José García Obrero: «No hay que menospreciar el azar en el proceso creativo»
José García Obrero nació en Santa Coloma de Gramenet (Barcelona) en 1973 y reside en Córdoba desde 1997. Es autor de Un dios enfrente (2013); Mi corazón no es alimento (2014); La piel es periferia (2017), que le valió el premio Ciudad de Burgos, y Tocar arcilla al fondo (2021), finalista del Premio Andalucía de la Crítica en 2022. Ha traducido del catalán al castellano Mal (2015) y la antología Penumbras (2019), del poeta Jordi Valls. También ha participado en la elaboración de la antología bilingüe Joven poesía de los Países Catalanes / Jove Poesia dels Països Catalans (2020).

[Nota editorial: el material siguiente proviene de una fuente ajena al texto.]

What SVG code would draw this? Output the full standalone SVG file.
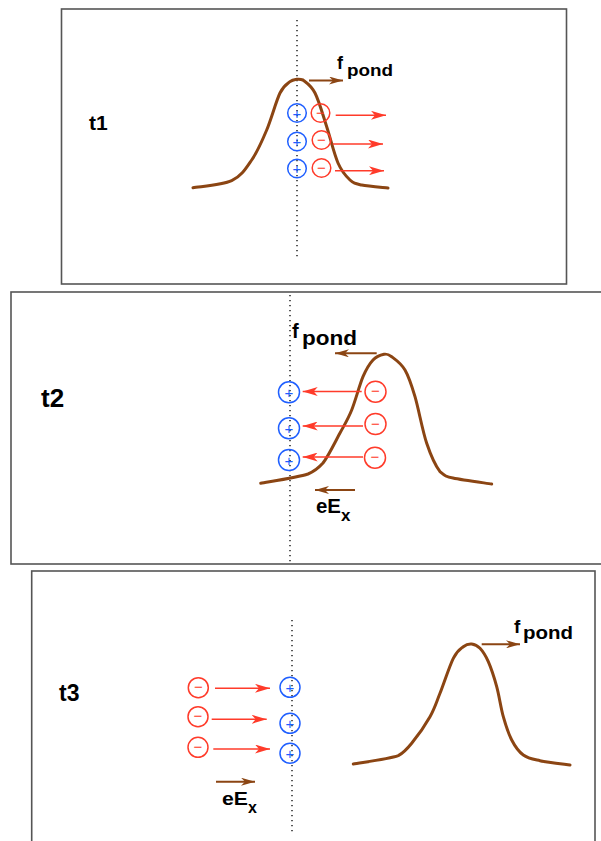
<svg xmlns="http://www.w3.org/2000/svg" width="601" height="841" viewBox="0 0 601 841">
<style>
.frame{fill:none;stroke:#555;stroke-width:1.6}
.dot{fill:none;stroke:#000;stroke-width:1.3;stroke-dasharray:1.3 3.7}
.curve{fill:none;stroke:#8b4513;stroke-width:3;stroke-linejoin:round;stroke-linecap:round}
.ion{fill:none;stroke:#1f5fff;stroke-width:1.5}
.el{fill:none;stroke:#ff3b2a;stroke-width:1.5}
.ionT{fill:#1f5fff;font-family:"Liberation Sans",Arial,sans-serif;font-size:15px;text-anchor:middle;dominant-baseline:central}
.elT{fill:#ff3b2a;font-family:"Liberation Sans",Arial,sans-serif;font-size:15px;text-anchor:middle;dominant-baseline:central}
.ra{stroke:#ff3b2a;stroke-width:1.5;fill:none;marker-end:url(#redHead)}
.ba{stroke:#8b4513;stroke-width:2;fill:none;marker-end:url(#brownHead)}
.lbl{font-family:"Liberation Sans",Arial,sans-serif;font-weight:bold;fill:#000}
</style>
<defs>
<marker id="redHead" markerUnits="userSpaceOnUse" markerWidth="16" markerHeight="9" refX="15" refY="4.5" orient="auto">
<path d="M0,0 L15,4.5 L0,9 L4,4.5 z" fill="#ff3b2a"/>
</marker>
<marker id="brownHead" markerUnits="userSpaceOnUse" markerWidth="15" markerHeight="8" refX="14" refY="4" orient="auto">
<path d="M0,0 L14,4 L0,8 L4,4 z" fill="#8b4513"/>
</marker>
</defs>

<g id="panel1">
<rect class="frame" x="61.5" y="9" width="505" height="275"/>
<line class="dot" x1="297" y1="20" x2="297" y2="258"/>
<text class="lbl" x="89" y="130" font-size="21">t1</text>
<path class="curve" d="M193,187.7 C199.5,186.5 221.9,185.3 231.7,180.7 C241.5,176.1 245.9,168.5 251.7,160 C257.5,151.6 262,141.2 266.7,130 C271.4,118.8 276.1,101 280,93 C283.9,85 287.2,84 290,81.7 C292.8,79.4 294.5,79.6 296.7,79.3 C298.9,79 300.5,79 303,80 C306,82.3 311,85.2 315,93 C319,100.8 322.9,115 326.7,126.7 C330.5,138.4 334.1,154.1 338,163 C341.9,171.9 346,176.3 350,180 C354,183.7 355.4,183.7 361.7,185 C368,186.3 383.6,187.5 388,188"/>
<text class="lbl" x="337" y="69" font-size="18">f</text>
<text class="lbl" x="347" y="76" font-size="17" textLength="46" lengthAdjust="spacingAndGlyphs">pond</text>
<g id="p1ions">
<circle class="ion" cx="297" cy="113" r="9.3"/><text class="ionT" x="297" y="113">+</text>
<circle class="ion" cx="297" cy="141.5" r="9.3"/><text class="ionT" x="297" y="141.5">+</text>
<circle class="ion" cx="297" cy="168.5" r="9.3"/><text class="ionT" x="297" y="168.5">+</text>
</g>
<g id="p1electrons">
<circle class="el" cx="320.5" cy="113" r="9.3"/><text class="elT" x="320.5" y="112">−</text>
<circle class="el" cx="321.5" cy="140" r="9.3"/><text class="elT" x="321.5" y="139">−</text>
<circle class="el" cx="321.5" cy="168" r="9.3"/><text class="elT" x="321.5" y="167">−</text>
</g>
</g>

<g id="panel2">
<rect class="frame" x="11" y="292" width="600" height="272"/>
<line class="dot" x1="290" y1="295" x2="290" y2="563"/>
<text class="lbl" x="41" y="407" font-size="26">t2</text>
<path class="curve" d="M260.7,483.3 C268.6,481.8 297.6,477.4 308,474 C314,471.5 318.5,468 323,463 C328.3,456.2 335.2,441.8 340,433 C344.8,424.2 347.9,419.4 351.7,410 C355.5,400.6 359.5,385 363,376.7 C366.6,368.4 369.5,363.7 373,360 C376.5,356.3 380.9,354.9 384,354.3 C387.1,353.8 388.2,354.1 391.7,356.7 C395.2,359.3 401.1,363.3 405,370 C408.9,376.7 411.4,384.5 415,396.7 C418.6,408.9 422.5,430.8 426.7,443.3 C430.9,455.8 435.6,465.9 440,471.7 C444.5,475.5 446,477 453,478 C461.6,480 485.2,483 491.7,484"/>
<text class="lbl" x="292" y="338" font-size="20">f</text>
<text class="lbl" x="302" y="345" font-size="20" textLength="55" lengthAdjust="spacingAndGlyphs">pond</text>
<text class="lbl" x="316" y="513" font-size="20" textLength="25" lengthAdjust="spacingAndGlyphs">eE</text>
<text class="lbl" x="341" y="521" font-size="17">x</text>
<g id="p2ions">
<circle class="ion" cx="289" cy="392.3" r="10.5"/><text class="ionT" x="289" y="392.3">+</text>
<circle class="ion" cx="289" cy="428.3" r="10.5"/><text class="ionT" x="289" y="428.3">+</text>
<circle class="ion" cx="289" cy="460" r="10.5"/><text class="ionT" x="289" y="460">+</text>
</g>
<g id="p2electrons">
<circle class="el" cx="375.5" cy="391.7" r="10.5"/><text class="elT" x="375.5" y="390.7">−</text>
<circle class="el" cx="375.5" cy="424" r="10.5"/><text class="elT" x="375.5" y="423">−</text>
<circle class="el" cx="375" cy="457.7" r="10.5"/><text class="elT" x="375" y="456.7">−</text>
</g>
</g>

<g id="panel3">
<rect class="frame" x="31.7" y="571" width="563.3" height="280"/>
<line class="dot" x1="292" y1="620" x2="292" y2="832"/>
<text class="lbl" x="59" y="701" font-size="23">t3</text>
<path class="curve" d="M353.3,764 C360.8,762.6 388.6,759.2 398.3,755.7 C403.5,753 407.5,748.5 411.7,743.3 C417,736.8 425.3,725 430,716.7 C434.7,708.4 436.1,703 440,693.3 C443.9,683.6 449.4,666.1 453.3,658.3 C457.2,650.5 460.2,649.1 463.3,646.7 C466.4,644.3 468.9,643.7 471.7,644 C474.5,644.3 477.2,645.4 480,648.3 C482.8,651.3 485.5,655.3 488.3,661.7 C491.1,668.1 494.2,677.5 496.7,686.7 C499.2,695.9 500.8,707.8 503.3,716.7 C505.8,725.6 508.4,733.6 511.7,740 C515,746.4 518.6,751.6 523.3,755 C528,758.5 532.2,759 540,760.7 C547.8,762.4 565,764.3 570,765"/>
<text class="lbl" x="514" y="633" font-size="19">f</text>
<text class="lbl" x="523" y="639" font-size="18" textLength="50" lengthAdjust="spacingAndGlyphs">pond</text>
<text class="lbl" x="222" y="805" font-size="19" textLength="26" lengthAdjust="spacingAndGlyphs">eE</text>
<text class="lbl" x="248" y="813" font-size="16">x</text>
<g id="p3electrons">
<circle class="el" cx="198.3" cy="687.7" r="10"/><text class="elT" x="198.3" y="686.7">−</text>
<circle class="el" cx="198" cy="716.7" r="10"/><text class="elT" x="198" y="715.7">−</text>
<circle class="el" cx="198" cy="747.3" r="10"/><text class="elT" x="198" y="746.3">−</text>
</g>
<g id="p3ions">
<circle class="ion" cx="290" cy="687.3" r="10"/><text class="ionT" x="290" y="687.3">+</text>
<circle class="ion" cx="290" cy="723.3" r="10"/><text class="ionT" x="290" y="723.3">+</text>
<circle class="ion" cx="290" cy="753.3" r="10"/><text class="ionT" x="290" y="753.3">+</text>
</g>
</g>

<g id="connectors">
<line class="ba" x1="309" y1="80.5" x2="343" y2="80.5"/>
<line class="ra" x1="335.7" y1="115.3" x2="386" y2="115.3"/>
<line class="ra" x1="332.7" y1="144" x2="383" y2="144"/>
<line class="ra" x1="335" y1="170.7" x2="384" y2="170.7"/>

<line class="ba" x1="376.7" y1="353.3" x2="335" y2="353.3"/>
<line class="ra" x1="361.7" y1="391.5" x2="302.7" y2="391.5"/>
<line class="ra" x1="363" y1="426" x2="302.7" y2="426"/>
<line class="ra" x1="363" y1="457" x2="302.7" y2="457"/>
<line class="ba" x1="355" y1="490" x2="315" y2="490"/>

<line class="ba" x1="481.7" y1="644.3" x2="520" y2="644.3"/>
<line class="ra" x1="215" y1="688.3" x2="270" y2="688.3"/>
<line class="ra" x1="211.7" y1="719.3" x2="266.7" y2="719.3"/>
<line class="ra" x1="213.3" y1="749" x2="270" y2="749"/>
<line class="ba" x1="216" y1="781.7" x2="255" y2="781.7"/>
</g>
</svg>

Forma parte del equipo de redacción de la revista Caravansari y es colaborador habitual en el suplemento cultural Cuadernos del Sur, del Diario Córdoba. Su preocupación por los efectos del cambio climático le ha llevado a implicarse activamente en el colectivo Poetas por el Clima de Córdoba. Hoy es nuestro invitado pues su último poemario, Hueso (Godall Edicions, 2022), acaba de llegar a las librerías.

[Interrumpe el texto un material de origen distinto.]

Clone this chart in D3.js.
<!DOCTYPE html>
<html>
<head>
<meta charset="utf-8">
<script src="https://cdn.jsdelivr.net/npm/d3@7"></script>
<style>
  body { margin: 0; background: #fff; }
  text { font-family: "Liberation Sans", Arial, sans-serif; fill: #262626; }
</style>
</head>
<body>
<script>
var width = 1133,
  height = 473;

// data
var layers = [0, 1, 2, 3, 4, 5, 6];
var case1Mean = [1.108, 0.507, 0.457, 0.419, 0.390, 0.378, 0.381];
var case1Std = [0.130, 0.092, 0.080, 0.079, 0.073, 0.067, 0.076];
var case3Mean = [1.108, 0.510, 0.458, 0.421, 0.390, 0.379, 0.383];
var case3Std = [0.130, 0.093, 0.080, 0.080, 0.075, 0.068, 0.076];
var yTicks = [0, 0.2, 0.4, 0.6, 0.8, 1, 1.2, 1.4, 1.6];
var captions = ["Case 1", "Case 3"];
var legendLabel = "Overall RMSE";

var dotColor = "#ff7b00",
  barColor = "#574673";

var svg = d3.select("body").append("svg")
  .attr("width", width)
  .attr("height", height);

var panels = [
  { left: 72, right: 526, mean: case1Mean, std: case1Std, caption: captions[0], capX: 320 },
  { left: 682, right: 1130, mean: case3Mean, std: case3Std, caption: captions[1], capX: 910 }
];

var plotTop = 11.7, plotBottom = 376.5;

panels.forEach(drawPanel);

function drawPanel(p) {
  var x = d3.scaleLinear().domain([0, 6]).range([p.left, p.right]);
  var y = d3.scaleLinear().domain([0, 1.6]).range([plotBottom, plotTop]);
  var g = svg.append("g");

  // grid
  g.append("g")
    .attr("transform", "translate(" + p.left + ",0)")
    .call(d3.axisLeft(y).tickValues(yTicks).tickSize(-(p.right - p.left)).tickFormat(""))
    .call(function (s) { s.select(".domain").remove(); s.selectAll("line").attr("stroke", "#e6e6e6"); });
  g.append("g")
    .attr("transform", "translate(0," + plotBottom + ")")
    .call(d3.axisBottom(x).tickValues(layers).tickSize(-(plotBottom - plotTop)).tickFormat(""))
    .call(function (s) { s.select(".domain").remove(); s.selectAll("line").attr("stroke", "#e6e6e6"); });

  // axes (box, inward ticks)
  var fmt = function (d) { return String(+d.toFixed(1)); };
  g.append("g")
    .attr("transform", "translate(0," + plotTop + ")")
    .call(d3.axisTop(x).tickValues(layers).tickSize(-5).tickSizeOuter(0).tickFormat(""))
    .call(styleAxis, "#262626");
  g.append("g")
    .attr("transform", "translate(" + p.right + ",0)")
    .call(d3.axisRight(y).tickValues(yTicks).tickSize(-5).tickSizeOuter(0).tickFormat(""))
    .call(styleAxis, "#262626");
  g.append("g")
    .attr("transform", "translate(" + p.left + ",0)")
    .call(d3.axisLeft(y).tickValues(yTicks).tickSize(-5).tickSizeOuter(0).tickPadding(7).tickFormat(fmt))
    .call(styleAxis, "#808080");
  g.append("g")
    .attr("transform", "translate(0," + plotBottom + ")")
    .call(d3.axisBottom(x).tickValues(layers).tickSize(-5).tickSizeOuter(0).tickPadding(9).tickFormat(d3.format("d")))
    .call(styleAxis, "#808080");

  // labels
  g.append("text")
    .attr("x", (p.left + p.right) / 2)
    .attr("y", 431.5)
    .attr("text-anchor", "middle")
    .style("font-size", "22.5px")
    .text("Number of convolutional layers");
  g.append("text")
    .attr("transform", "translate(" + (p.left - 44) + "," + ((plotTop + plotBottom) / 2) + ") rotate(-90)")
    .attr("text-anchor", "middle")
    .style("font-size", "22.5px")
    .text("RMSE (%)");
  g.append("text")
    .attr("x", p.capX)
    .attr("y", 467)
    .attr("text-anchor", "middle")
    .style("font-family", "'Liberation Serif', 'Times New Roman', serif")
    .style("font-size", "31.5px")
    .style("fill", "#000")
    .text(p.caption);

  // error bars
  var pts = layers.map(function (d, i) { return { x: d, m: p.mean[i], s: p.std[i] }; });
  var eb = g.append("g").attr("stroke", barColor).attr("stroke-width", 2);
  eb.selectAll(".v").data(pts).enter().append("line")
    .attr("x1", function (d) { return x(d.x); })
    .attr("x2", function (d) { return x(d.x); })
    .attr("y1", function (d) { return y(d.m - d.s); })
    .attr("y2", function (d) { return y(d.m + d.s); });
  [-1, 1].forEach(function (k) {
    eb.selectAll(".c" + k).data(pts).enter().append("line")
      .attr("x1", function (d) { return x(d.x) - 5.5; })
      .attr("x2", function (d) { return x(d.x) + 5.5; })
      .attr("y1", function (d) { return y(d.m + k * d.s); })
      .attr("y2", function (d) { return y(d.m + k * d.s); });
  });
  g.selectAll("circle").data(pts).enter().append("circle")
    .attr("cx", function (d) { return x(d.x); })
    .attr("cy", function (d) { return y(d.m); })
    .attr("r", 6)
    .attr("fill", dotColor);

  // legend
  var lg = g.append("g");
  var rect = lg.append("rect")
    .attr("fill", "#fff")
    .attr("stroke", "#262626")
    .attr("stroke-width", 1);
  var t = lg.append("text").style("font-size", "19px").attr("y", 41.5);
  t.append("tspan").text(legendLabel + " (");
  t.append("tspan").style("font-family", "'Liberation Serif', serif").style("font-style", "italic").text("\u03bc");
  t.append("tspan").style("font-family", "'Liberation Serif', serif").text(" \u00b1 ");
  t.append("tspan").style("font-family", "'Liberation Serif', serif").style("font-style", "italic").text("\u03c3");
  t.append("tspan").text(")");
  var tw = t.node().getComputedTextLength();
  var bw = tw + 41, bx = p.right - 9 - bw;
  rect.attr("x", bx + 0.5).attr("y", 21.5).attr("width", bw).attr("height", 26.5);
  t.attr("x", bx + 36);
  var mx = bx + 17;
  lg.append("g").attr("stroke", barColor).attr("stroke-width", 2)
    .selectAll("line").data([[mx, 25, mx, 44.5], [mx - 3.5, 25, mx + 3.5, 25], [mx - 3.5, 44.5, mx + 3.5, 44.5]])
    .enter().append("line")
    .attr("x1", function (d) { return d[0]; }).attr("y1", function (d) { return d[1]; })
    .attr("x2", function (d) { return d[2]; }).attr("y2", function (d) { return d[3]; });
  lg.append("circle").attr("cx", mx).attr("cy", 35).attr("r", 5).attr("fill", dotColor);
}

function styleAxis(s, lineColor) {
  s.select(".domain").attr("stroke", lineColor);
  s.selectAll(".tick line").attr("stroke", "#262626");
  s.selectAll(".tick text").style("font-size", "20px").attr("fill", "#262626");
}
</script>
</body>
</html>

Javier Gilabert (J.G.): ¿Por qué este libro y por qué ahora?
José García Obrero: La concepción de Hueso es peculiar dentro de mi trayectoria, ya que estaba predestinado a publicarse en Godall, un sello barcelonés que está haciendo un gran trabajo editorial tanto en castellano como en catalán, cuando aún estaba elaborándose. Avanzar por este proyecto sabiendo que me ahorraría el largo tiempo de espera que va desde que un poemario se da por concluido hasta que lo ves convertido en libro, me provocaba sensaciones encontradas: de gran libertad mientras escribía, pero también de una responsabilidad abrumadora a la hora de corregir y revisarlo.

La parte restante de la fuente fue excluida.